In seguito, le prime a denunciare l’illecito sfruttamento dei giacimenti amazzonici sono state le donne Sarayaku. Inserendosi in una ricca tradizione di “resistenza popolare” tutta al femminile (prima di loro, le Sucumbios avevano lottato contro l’industria petrolifera americana Texaco), una delegazione di giovani donne ha dato l’avvio a una incisiva campagna di protesta. L’obiettivo è quello di denunciare le irregolarità di una procedura che, presto, potrebbe causare enormi danni al territorio: ferite sul terreno dell’Amazzonia, sostanze tossiche riversate nelle falde, avvelenamento progressivo e irreversibile dell’ambiente.
Tra le attiviste c’è Noemi Gualinga, una donna minuta, occhi neri dipinti e lunghi capelli corvini, che ha raccontato ai media le lungaggini processuali, i triboli di una causa intentata presso la Corte interamericana dei diritti umani di San Josè, la cui sentenza è attesa in questi giorni.
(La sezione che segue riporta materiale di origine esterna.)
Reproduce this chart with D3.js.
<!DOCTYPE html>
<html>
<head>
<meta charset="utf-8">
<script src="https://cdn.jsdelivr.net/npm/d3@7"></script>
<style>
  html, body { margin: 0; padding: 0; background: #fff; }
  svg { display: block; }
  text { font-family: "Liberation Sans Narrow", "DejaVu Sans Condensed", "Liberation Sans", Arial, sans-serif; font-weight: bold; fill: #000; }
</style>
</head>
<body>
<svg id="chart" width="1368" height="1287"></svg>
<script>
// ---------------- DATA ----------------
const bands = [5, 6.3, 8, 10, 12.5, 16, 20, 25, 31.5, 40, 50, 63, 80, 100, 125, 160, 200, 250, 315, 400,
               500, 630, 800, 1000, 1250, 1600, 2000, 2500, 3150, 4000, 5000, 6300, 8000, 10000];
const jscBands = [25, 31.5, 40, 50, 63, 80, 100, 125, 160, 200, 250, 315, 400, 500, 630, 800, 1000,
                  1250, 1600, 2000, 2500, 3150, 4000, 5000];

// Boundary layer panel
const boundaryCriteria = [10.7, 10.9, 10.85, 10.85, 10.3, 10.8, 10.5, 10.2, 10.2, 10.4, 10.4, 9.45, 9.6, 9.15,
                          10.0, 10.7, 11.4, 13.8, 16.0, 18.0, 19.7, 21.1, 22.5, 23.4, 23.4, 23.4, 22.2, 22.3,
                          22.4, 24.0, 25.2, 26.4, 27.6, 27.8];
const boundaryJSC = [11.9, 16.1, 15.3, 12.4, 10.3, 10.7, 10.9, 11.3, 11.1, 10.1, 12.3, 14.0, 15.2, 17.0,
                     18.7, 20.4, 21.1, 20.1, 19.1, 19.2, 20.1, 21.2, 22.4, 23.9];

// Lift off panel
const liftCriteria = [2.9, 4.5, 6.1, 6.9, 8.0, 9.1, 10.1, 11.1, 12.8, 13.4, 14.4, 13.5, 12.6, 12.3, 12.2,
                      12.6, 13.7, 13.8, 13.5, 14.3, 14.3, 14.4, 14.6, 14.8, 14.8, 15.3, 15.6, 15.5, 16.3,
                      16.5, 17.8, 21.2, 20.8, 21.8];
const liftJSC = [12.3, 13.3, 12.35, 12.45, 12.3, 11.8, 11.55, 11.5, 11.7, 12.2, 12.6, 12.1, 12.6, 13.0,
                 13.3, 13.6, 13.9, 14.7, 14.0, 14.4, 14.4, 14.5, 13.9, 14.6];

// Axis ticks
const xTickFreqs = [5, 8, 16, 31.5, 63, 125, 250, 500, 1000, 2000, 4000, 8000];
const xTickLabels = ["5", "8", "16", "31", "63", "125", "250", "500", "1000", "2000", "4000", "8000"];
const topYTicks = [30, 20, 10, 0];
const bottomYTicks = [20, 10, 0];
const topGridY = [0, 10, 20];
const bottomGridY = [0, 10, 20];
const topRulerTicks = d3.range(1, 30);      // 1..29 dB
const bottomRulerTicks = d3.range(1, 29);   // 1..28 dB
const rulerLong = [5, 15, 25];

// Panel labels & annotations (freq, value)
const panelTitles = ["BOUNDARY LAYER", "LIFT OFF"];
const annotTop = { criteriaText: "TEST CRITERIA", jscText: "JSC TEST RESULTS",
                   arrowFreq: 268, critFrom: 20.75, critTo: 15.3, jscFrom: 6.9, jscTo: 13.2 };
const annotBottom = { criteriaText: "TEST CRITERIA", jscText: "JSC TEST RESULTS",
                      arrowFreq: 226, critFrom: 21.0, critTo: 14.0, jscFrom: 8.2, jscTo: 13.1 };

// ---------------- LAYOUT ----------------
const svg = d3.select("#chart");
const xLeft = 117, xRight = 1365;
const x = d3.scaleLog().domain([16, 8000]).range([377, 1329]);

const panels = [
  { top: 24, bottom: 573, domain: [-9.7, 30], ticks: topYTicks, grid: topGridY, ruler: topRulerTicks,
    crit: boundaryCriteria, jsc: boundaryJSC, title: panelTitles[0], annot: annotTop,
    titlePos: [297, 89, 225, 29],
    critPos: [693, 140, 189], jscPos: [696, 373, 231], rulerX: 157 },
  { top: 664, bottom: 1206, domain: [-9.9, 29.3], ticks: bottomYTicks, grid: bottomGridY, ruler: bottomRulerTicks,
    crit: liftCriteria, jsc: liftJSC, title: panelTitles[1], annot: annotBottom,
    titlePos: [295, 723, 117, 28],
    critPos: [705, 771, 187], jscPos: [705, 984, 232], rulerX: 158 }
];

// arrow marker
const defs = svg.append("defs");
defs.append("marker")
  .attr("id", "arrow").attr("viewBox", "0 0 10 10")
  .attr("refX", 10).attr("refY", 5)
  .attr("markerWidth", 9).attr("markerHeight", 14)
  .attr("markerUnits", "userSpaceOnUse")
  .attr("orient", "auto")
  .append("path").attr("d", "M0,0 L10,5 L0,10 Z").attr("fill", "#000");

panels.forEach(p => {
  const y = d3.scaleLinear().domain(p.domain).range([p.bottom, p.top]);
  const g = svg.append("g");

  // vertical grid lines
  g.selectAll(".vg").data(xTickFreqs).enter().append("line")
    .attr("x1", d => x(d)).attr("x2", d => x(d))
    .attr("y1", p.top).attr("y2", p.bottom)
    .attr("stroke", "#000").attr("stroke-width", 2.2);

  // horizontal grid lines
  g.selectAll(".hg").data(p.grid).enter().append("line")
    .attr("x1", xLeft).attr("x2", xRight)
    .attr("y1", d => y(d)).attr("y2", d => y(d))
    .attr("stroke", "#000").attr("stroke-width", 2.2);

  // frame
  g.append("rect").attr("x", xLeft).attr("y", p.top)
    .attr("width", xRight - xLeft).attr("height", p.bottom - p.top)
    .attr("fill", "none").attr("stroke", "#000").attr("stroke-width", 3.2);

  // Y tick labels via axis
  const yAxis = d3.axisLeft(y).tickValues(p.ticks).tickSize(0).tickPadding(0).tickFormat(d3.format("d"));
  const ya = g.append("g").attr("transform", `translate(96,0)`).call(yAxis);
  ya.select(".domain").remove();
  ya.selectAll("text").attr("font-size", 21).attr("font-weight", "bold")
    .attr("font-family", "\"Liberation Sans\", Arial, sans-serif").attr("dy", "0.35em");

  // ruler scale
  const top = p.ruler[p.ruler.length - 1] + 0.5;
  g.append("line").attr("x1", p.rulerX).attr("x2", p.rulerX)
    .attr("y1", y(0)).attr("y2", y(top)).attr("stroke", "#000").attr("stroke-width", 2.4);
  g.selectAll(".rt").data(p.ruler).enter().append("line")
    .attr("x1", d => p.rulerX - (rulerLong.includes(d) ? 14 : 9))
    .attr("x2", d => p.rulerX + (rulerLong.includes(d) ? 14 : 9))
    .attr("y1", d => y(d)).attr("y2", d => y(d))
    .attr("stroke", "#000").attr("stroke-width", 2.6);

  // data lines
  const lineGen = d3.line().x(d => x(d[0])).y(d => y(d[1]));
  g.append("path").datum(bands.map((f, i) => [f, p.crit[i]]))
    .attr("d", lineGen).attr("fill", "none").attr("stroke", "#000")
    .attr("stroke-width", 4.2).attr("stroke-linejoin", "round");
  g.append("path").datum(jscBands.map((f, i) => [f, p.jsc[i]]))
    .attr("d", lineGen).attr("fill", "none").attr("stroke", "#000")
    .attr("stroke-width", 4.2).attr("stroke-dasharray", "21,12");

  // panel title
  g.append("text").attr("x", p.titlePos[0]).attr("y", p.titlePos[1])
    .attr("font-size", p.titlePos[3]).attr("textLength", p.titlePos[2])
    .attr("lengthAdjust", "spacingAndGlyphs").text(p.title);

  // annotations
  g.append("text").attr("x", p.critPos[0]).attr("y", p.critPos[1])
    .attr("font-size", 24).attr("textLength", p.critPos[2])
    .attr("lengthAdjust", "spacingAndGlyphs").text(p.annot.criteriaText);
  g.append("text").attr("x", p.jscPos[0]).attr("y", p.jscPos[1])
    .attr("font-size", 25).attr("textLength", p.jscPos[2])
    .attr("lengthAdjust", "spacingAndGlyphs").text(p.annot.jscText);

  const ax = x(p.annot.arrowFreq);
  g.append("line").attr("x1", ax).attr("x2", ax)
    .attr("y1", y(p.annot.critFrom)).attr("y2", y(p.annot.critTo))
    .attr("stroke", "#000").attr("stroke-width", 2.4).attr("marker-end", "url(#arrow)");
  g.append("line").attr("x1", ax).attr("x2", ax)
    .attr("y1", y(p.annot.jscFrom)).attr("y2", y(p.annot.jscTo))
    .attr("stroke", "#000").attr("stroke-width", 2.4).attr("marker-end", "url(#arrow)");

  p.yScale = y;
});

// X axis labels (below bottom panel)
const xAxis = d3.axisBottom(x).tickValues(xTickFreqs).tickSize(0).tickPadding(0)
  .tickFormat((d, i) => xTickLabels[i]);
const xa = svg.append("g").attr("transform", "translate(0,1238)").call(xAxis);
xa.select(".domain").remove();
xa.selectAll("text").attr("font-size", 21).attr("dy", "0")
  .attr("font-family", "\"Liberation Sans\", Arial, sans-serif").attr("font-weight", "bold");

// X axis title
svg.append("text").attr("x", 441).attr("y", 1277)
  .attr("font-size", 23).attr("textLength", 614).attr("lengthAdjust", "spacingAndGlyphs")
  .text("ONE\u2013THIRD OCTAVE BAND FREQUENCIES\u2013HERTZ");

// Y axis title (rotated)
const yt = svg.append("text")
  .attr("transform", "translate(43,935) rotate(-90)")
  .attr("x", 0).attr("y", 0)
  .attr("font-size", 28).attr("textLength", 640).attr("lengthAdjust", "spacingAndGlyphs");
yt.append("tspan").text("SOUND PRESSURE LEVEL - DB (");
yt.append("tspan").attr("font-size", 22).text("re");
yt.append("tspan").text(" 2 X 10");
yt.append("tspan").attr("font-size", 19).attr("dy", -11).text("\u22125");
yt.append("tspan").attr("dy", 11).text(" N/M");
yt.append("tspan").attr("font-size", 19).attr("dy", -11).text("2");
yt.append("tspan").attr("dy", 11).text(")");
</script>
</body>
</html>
I giudici dovranno stabilire eventuali responsabilità delle autorità governative per la mancata consultazione della popolazione per le concessioni ottenute dalla CGC. Inoltre, se l’iter giudiziario dovesse dare ragione ai Sarayaku, saranno scongiurati i rischi di un disastro ambientale.
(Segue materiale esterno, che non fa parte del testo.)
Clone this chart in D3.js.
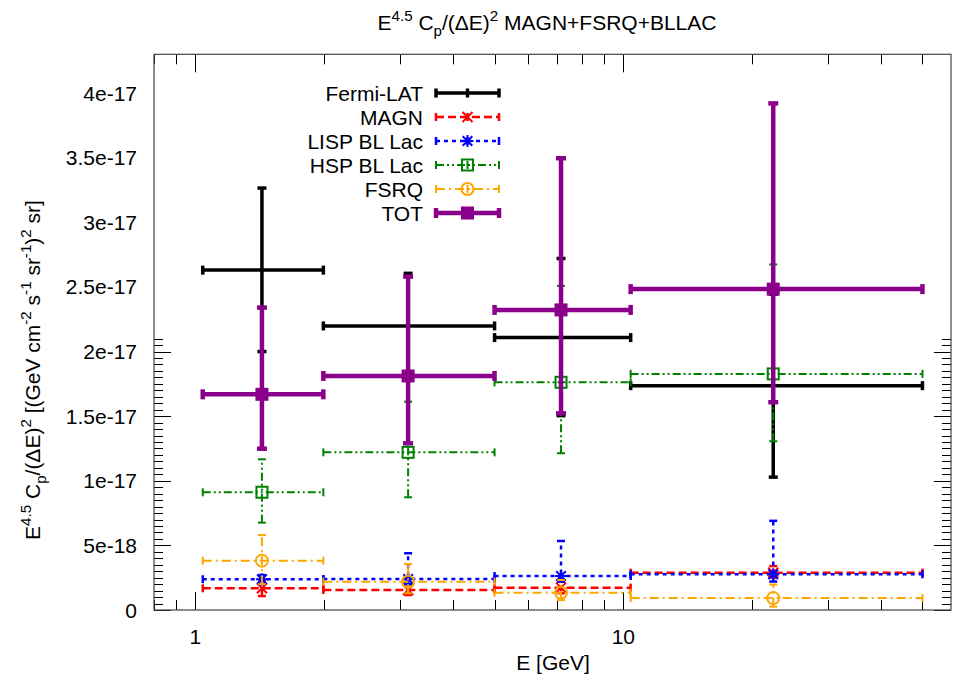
<!DOCTYPE html>
<html><head><meta charset="utf-8">
<script src="https://cdn.jsdelivr.net/npm/d3@7"></script>
<style>
body{margin:0;background:#fff;}
text{font-family:"Liberation Sans",Arial,sans-serif;fill:#000;}
</style></head>
<body>
<svg id="c" width="953" height="677"></svg>
<script>
// ---- data ----
const binEdges = [1.04, 1.99, 5.0, 10.4, 50.0];
const binCenters = [1.43, 3.14, 7.15, 22.4];

const fermiVal = [2.63e-17, 2.198e-17, 2.108e-17, 1.736e-17];
const fermiLo  = [2.0e-17, 1.796e-17, 1.504e-17, 1.028e-17];
const fermiHi  = [3.265e-17, 2.605e-17, 2.72e-17, 2.444e-17];

const magnVal = [0.168e-17, 0.155e-17, 0.173e-17, 0.289e-17];
const magnLo  = [0.108e-17, 0.116e-17, 0.13e-17, 0.25e-17];
const magnHi  = [0.23e-17, 0.20e-17, 0.22e-17, 0.34e-17];

const lispVal = [0.238e-17, 0.24e-17, 0.263e-17, 0.276e-17];
const lispLo  = [0.20e-17, 0.20e-17, 0.22e-17, 0.22e-17];
const lispHi  = [0.27e-17, 0.439e-17, 0.534e-17, 0.69e-17];

const hspVal = [0.911e-17, 1.22e-17, 1.762e-17, 1.827e-17];
const hspLo  = [0.676e-17, 0.872e-17, 1.213e-17, 1.306e-17];
const hspHi  = [1.166e-17, 1.612e-17, 2.508e-17, 2.674e-17];

const fsrqVal = [0.382e-17, 0.219e-17, 0.134e-17, 0.092e-17];
const fsrqLo  = [0.20e-17, 0.129e-17, 0.077e-17, 0.026e-17];
const fsrqHi  = [0.58e-17, 0.356e-17, 0.232e-17, 0.197e-17];

const totVal = [1.669e-17, 1.811e-17, 2.322e-17, 2.483e-17];
const totLo  = [1.248e-17, 1.29e-17, 1.522e-17, 1.608e-17];
const totHi  = [2.34e-17, 2.58e-17, 3.496e-17, 3.92e-17];

const seriesNames = ["Fermi-LAT", "MAGN", "LISP BL Lac", "HSP BL Lac", "FSRQ", "TOT"];

const yTickValues = [0, 5e-18, 1e-17, 1.5e-17, 2e-17, 2.5e-17, 3e-17, 3.5e-17, 4e-17];
const yTickLabels = ["0", "5e-18", "1e-17", "1.5e-17", "2e-17", "2.5e-17", "3e-17", "3.5e-17", "4e-17"];
const xTickValues = [1, 10];
const xTickLabels = ["1", "10"];
const xMinorValues = [0.8, 0.9, 2, 3, 4, 5, 6, 7, 8, 9, 20, 30, 40, 50];

// ---- layout ----
const L = 154, R = 951, T = 54.3, B = 610;
const FS = 21;
const x = d3.scaleLog().domain([0.8, 58.3]).range([L, R]);
const y = d3.scaleLinear().domain([0, 4.3e-17]).range([B, T]);

const svg = d3.select("#c");

// ticks
const tickG = svg.append("g").attr("stroke", "#000").attr("stroke-width", 1);
const yMinor = d3.range(0, 43).map(i => i * 5e-19).filter(v => v <= 4.3e-17);
yMinor.forEach((v, i) => {
  const len = (i % 10 === 0) ? 17 : 9;
  const yy = Math.round(y(v)) + 0.5;
  tickG.append("line").attr("x1", L).attr("x2", L + len).attr("y1", yy).attr("y2", yy);
  tickG.append("line").attr("x1", R).attr("x2", R - len).attr("y1", yy).attr("y2", yy);
});
xMinorValues.concat(xTickValues).forEach(v => {
  const len = xTickValues.includes(v) ? 18 : 10;
  const xx = Math.round(x(v)) + 0.5;
  tickG.append("line").attr("x1", xx).attr("x2", xx).attr("y1", B).attr("y2", B - len);
  tickG.append("line").attr("x1", xx).attr("x2", xx).attr("y1", T).attr("y2", T + len);
});

// frame
svg.append("rect").attr("x", L).attr("y", T).attr("width", R - L).attr("height", B - T)
  .attr("fill", "none").attr("stroke", "#444").attr("stroke-width", 1.2);

// tick labels
yTickValues.forEach((v, i) => {
  svg.append("text").attr("x", 137).attr("y", y(v)).attr("dy", "0.36em")
    .attr("text-anchor", "end").attr("font-size", FS).text(yTickLabels[i]);
});
xTickValues.forEach((v, i) => {
  svg.append("text").attr("x", x(v)).attr("y", 644)
    .attr("text-anchor", "middle").attr("font-size", FS).text(xTickLabels[i]);
});

// rich text helper: parts [text, shift] shift 1=sup, -1=sub
function rich(sel, parts, fs) {
  let cur = 0;
  parts.forEach(([t, s]) => {
    const target = s === 1 ? -0.42 * fs : (s === -1 ? 0.3 * fs : 0);
    sel.append("tspan").attr("dy", target - cur)
      .attr("font-size", s === 0 ? fs : fs * 0.72).text(t);
    cur = target;
  });
}

// title
const title = svg.append("text").attr("x", 547).attr("y", 30).attr("text-anchor", "middle");
rich(title, [["E", 0], ["4.5", 1], [" C", 0], ["p", -1], ["/(ΔE)", 0], ["2", 1], [" MAGN+FSRQ+BLLAC", 0]], FS);

// x label
svg.append("text").attr("x", 553).attr("y", 670).attr("text-anchor", "middle")
  .attr("font-size", FS).text("E [GeV]");

// y label
const yl = svg.append("text").attr("transform", "translate(40,370) rotate(-90)").attr("text-anchor", "middle");
rich(yl, [["E", 0], ["4.5", 1], [" C", 0], ["p", -1], ["/(ΔE)", 0], ["2", 1], [" [(GeV cm", 0], ["-2", 1],
  [" s", 0], ["-1", 1], [" sr", 0], ["-1", 1], [")", 0], ["2", 1], [" sr]", 0]], FS);

// ---- series styles ----
const series = [
  {name: seriesNames[0], val: fermiVal, lo: fermiLo, hi: fermiHi, color: "#000000", w: 3.5, dash: null, marker: "none", cap: 9},
  {name: seriesNames[1], val: magnVal, lo: magnLo, hi: magnHi, color: "#ff0000", w: 2.5, dash: "8,4", marker: "x", cap: 8},
  {name: seriesNames[2], val: lispVal, lo: lispLo, hi: lispHi, color: "#0000ff", w: 2.5, dash: "4,4", marker: "star", cap: 8},
  {name: seriesNames[3], val: hspVal, lo: hspLo, hi: hspHi, color: "#008000", w: 2, dash: "8,3,2,3,2,3", marker: "sq", cap: 8},
  {name: seriesNames[4], val: fsrqVal, lo: fsrqLo, hi: fsrqHi, color: "#ffa500", w: 2, dash: "9,4,2,4", marker: "circ", cap: 8},
  {name: seriesNames[5], val: totVal, lo: totLo, hi: totHi, color: "#8b008b", w: 4.5, dash: null, marker: "fsq", cap: 10}
];

function drawMarker(g, s, cx, cy) {
  if (s.marker === "x") {
    const r = 5;
    g.append("path").attr("d", `M${cx-r},${cy-r}L${cx+r},${cy+r}M${cx-r},${cy+r}L${cx+r},${cy-r}`)
      .attr("stroke", s.color).attr("stroke-width", 2);
  } else if (s.marker === "star") {
    const r = 6;
    g.append("path").attr("d", `M${cx-r},${cy}L${cx+r},${cy}M${cx},${cy-r}L${cx},${cy+r}M${cx-r*0.8},${cy-r*0.8}L${cx+r*0.8},${cy+r*0.8}M${cx-r*0.8},${cy+r*0.8}L${cx+r*0.8},${cy-r*0.8}`)
      .attr("stroke", s.color).attr("stroke-width", 2);
  } else if (s.marker === "sq") {
    g.append("rect").attr("x", cx - 5.5).attr("y", cy - 5.5).attr("width", 11).attr("height", 11)
      .attr("fill", "none").attr("stroke", s.color).attr("stroke-width", 2);
  } else if (s.marker === "circ") {
    g.append("circle").attr("cx", cx).attr("cy", cy).attr("r", 6)
      .attr("fill", "none").attr("stroke", s.color).attr("stroke-width", 2);
  } else if (s.marker === "fsq") {
    g.append("rect").attr("x", cx - 6.5).attr("y", cy - 6.5).attr("width", 13).attr("height", 13)
      .attr("fill", s.color);
  }
}

const dataG = svg.append("g");
series.forEach(s => {
  const g = dataG.append("g").attr("fill", "none");
  const line = (x1, y1, x2, y2, dashed) => g.append("line")
    .attr("x1", x1).attr("y1", y1).attr("x2", x2).attr("y2", y2)
    .attr("stroke", s.color).attr("stroke-width", s.w)
    .attr("stroke-dasharray", dashed ? s.dash : null);
  s.val.forEach((v, i) => {
    const cx = x(binCenters[i]), cy = y(v);
    const x0 = x(binEdges[i]), x1 = x(binEdges[i + 1]);
    const yl0 = y(s.lo[i]), yh = y(s.hi[i]);
    line(x0, cy, x1, cy, true);
    line(cx, yl0, cx, yh, true);
    const c = s.cap / 2;
    line(x0, cy - c, x0, cy + c, false);
    line(x1, cy - c, x1, cy + c, false);
    line(cx - c, yl0, cx + c, yl0, false);
    line(cx - c, yh, cx + c, yh, false);
    drawMarker(g, s, cx, cy);
  });
});

// legend
const legRows = [93, 117, 141, 165, 189, 213];
const lg = svg.append("g");
series.forEach((s, i) => {
  const yy = legRows[i];
  lg.append("text").attr("x", 423).attr("y", yy).attr("dy", "0.36em").attr("text-anchor", "end")
    .attr("font-size", FS).text(s.name);
  const g = lg.append("g");
  g.append("line").attr("x1", 436).attr("x2", 499).attr("y1", yy).attr("y2", yy)
    .attr("stroke", s.color).attr("stroke-width", s.w).attr("stroke-dasharray", s.dash);
  [436, 499].forEach(xx => g.append("line").attr("x1", xx).attr("x2", xx).attr("y1", yy - s.cap / 2).attr("y2", yy + s.cap / 2)
    .attr("stroke", s.color).attr("stroke-width", s.w));
  g.append("line").attr("x1", 467.5).attr("x2", 467.5).attr("y1", yy - s.cap / 2).attr("y2", yy + s.cap / 2)
    .attr("stroke", s.color).attr("stroke-width", s.w);
  drawMarker(g, s, 467.5, yy);
});
</script>
</body></html>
Ma l’obiettivo di Noemi e delle sue compagne è anche quello di tutelare il loro diritto di coinvolgimento nelle procedure di concessione dei permessi di sfruttamento territoriale, in particolare in tutti quei casi in cui questo possa causare stravolgimenti radicali dell’ecosistema. La donna, nel raccontare le vicissitudini giudiziarie, ha anche denunciato di aver ricevuto pressioni e minacce di morte, a seguito delle quali è stata costretta a riparare in Svezia. Un esilio forzato, per difendere anche sua figlia Nina, che dalla madre ha ereditato lo sguardo e il colore scuro delle pelle e dei lunghi capelli.
La difficoltà di contrastare nemici subdoli -sviluppo deregolato e arricchimento economico- e il timore di ripercussioni non sono bastati a demotivare le donne, che non si sono tirate indietro. E, da sole, continuano a lottare ancora oggi, dopo dieci lunghi anni, a testa alta, contro governo e multinazionali, per riportare la pace a l’armonia lì dove queste meritano di regnare: in un piccolo angolo della foresta amazzonica, la loro terra.